Entendámonos, la gracia histórica de La Vanguardia ha consistido en estar bien con quienes mandan, pero eso en democracia lo había hecho con cierta gracia de ponderación y equilibrios, y así se había ganado la imagen de un diario solvente que entraba en un gran número de hogares catalanes como tradición, porque el lector tenía la sensación de que, pese a remar hacia su casa, no habría ninguna gran exageración. Pero todo esto ha terminado hace cierto tiempo y la deriva sanchista del diario lo ha hecho situar por delante de El País, el intelectual orgánico histórico del PSOE.
Basta con examinar con un mínimo de atención la edición de este pasado 16 de noviembre que abordaba el debate de investidura. El titular en página entera y portada era «Sánchez desata el diálogo». Y eso lo decía a pesar de que la base del discurso había sido la demonización sistemática de los representantes políticos de 11 millones de ciudadanos, quienes suman Vox y PP, y haber levantado a nivel de política de estado la necesidad de construir un «muro» que separe unos de otros. Porque como subtitulaba en el interior Pedro Ballín, uno de los periodistas destacados de la redacción de Madrid y narrador solícito de las versiones de la Moncloa: «La policía creó una burbuja infranqueable para separar civilización y barbarie, resumen de la nueva dinámica política». Claro, por un lado, están Sánchez y los suyos que, para La Vanguardia, representan a la civilización. Quienes se oponen, diputados y manifestantes, son simplemente eso, bárbaros.
El hecho de que las cámaras captaran que la presidenta de la comunidad de Madrid, Isabel Díaz Ayuso, musitase que Sánchez era un «hijo de…» a consecuencia de que el candidato a presidente del gobierno la señalara por corrupción a ella y a su hermano, cuando la justicia los ha exonerado de toda responsabilidad, ha servido al diario para hacer uno de sus temas recurrentes. La crónica del poder que hacía Enric Juliana, uno de los intelectuales orgánicos de la nueva versión de La Vanguardia, terminaba con esta frase: «mientras, desde la tribuna gritan: hijos de puta». Evidentemente, nadie gritó desde la tribuna, pero la cuestión es exagerar en la línea del PSOE demonizando al adversario político. Que Ayuso musitase el insulto, que habría pasado desapercibido sin la circunstancia de la imagen televisiva que permitía leer los labios, no está bien. Pero era algo más que un pensamiento manifestado en voz alta.
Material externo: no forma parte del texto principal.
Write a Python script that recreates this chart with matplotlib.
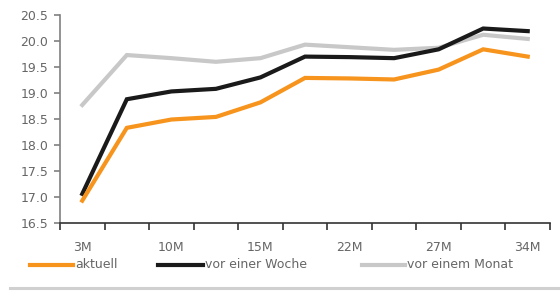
import matplotlib
matplotlib.use("Agg")
import matplotlib.pyplot as plt
from matplotlib.lines import Line2D

plt.rcParams['font.family'] = ['DejaVu Sans']

categories = ['3M', '', '10M', '', '15M', '', '22M', '', '27M', '', '34M']
aktuell = [16.93, 18.33, 18.49, 18.54, 18.82, 19.29, 19.28, 19.26, 19.45, 19.84, 19.70]
vor_woche = [17.06, 18.88, 19.03, 19.08, 19.30, 19.70, 19.69, 19.67, 19.84, 20.24, 20.19]
vor_monat = [18.77, 19.73, 19.67, 19.60, 19.67, 19.93, 19.88, 19.83, 19.87, 20.12, 20.04]
series_names = ['aktuell', 'vor einer Woche', 'vor einem Monat']
series_colors = ['#F7941D', '#1A1A1A', '#C8C8C8']
yticks = [16.5, 17.0, 17.5, 18.0, 18.5, 19.0, 19.5, 20.0, 20.5]

FS = 9
TXT = '#666666'

fig = plt.figure(figsize=(5.6, 2.97), dpi=100)
ax = fig.add_axes([60/560, 1-223/297, 490/560, 208/297])

x = list(range(len(categories)))
data = [aktuell, vor_woche, vor_monat]
for i in [2, 1, 0]:
    ax.plot(x, data[i], color=series_colors[i], lw=3.0, solid_joinstyle='miter', zorder=3 + (2 - i))

ax.set_xlim(-0.5, len(categories) - 0.5)
ax.set_ylim(16.5, 20.5)
ax.set_yticks(yticks)
ax.set_yticklabels([f"{v:.1f}" for v in yticks])

ax.set_xticks([i - 0.5 for i in range(len(categories) + 1)])
ax.set_xticklabels([])
ax.set_xticks(x, minor=True)
ax.set_xticklabels(categories, minor=True)

for s in ['top', 'right']:
    ax.spines[s].set_visible(False)
ax.spines['left'].set_color('#808080')
ax.spines['left'].set_linewidth(1.2)
ax.spines['bottom'].set_color('#333333')
ax.spines['bottom'].set_linewidth(1.2)

ax.tick_params(axis='y', which='major', direction='out', length=4.3, width=1.2,
               color='#808080', pad=4, labelsize=FS, labelcolor=TXT)
ax.tick_params(axis='x', which='major', direction='out', length=5, width=1.2, color='#333333')
ax.tick_params(axis='x', which='minor', length=0, pad=13, labelsize=FS, labelcolor=TXT)

# legend (manual)
ly = 1 - 265/297
handles_x = [(30, 73), (158, 203), (362, 405)]
for (x0, x1), name, col in zip(handles_x, series_names, series_colors):
    fig.add_artist(Line2D([x0/560, x1/560], [ly, ly], color=col, lw=3.0, transform=fig.transFigure))
    fig.text((x1 + 2)/560, ly, name, fontsize=FS, color=TXT, va='center', ha='left')

# bottom separator
fig.add_artist(Line2D([10/560, 1.0], [1 - 288/297, 1 - 288/297], color='#D0D0D0', lw=2.2,
                      transform=fig.transFigure))

fig.savefig('out.png', dpi=100)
Pero mayor fue la indignidad de Sánchez que, dentro del largo listado de mentiras, medias verdades y exageraciones en su intervención, cometió desde la tribuna del Congreso un atentado injustificable al honor de dos personas. La presidenta de Madrid y su hermano. Pero esta segunda dimensión a La Vanguardia no le interesa y hasta tres veces el murmullo de Ayuso aparece citado en lugares distintos del diario, convirtiéndolo en una referencia informativa.
Pero, más allá de la parcialidad que desinforma, existe un mal tratamiento de la información sistemática, exagerado. Fue clamorosa otra portada del diario cuando afirmaba que el informe del Defensor del Pueblo atribuía a 440.000 víctimas de abusos sexuales a miembros de la Iglesia, cuando en ninguna página se decía tal cosa y, a la inversa, se afirmaba que del informe no se podía deducir ninguna cifra. Pero a La Vanguardia de hoy en día estas «matizaciones» le interesan poco.
Y en la línea de establecer cobertura señalaba en grandes titulares en su interior: «La CE rebaja el tono sobre la amnistía», explicando que no había cuestión ni preocupación en Europa por esta iniciativa política, pese a que el responsable y miembro del PSOE de relaciones exteriores de la CE, Josep Borrell, había manifestado su preocupación, y está previsto en el próximo plenario del Parlamento Europeo tratar precisamente sobre esta ley. Pero da igual, se trata de vender al lector una versión Matrix de la realidad. La del universo que le interesa crear a la Moncloa.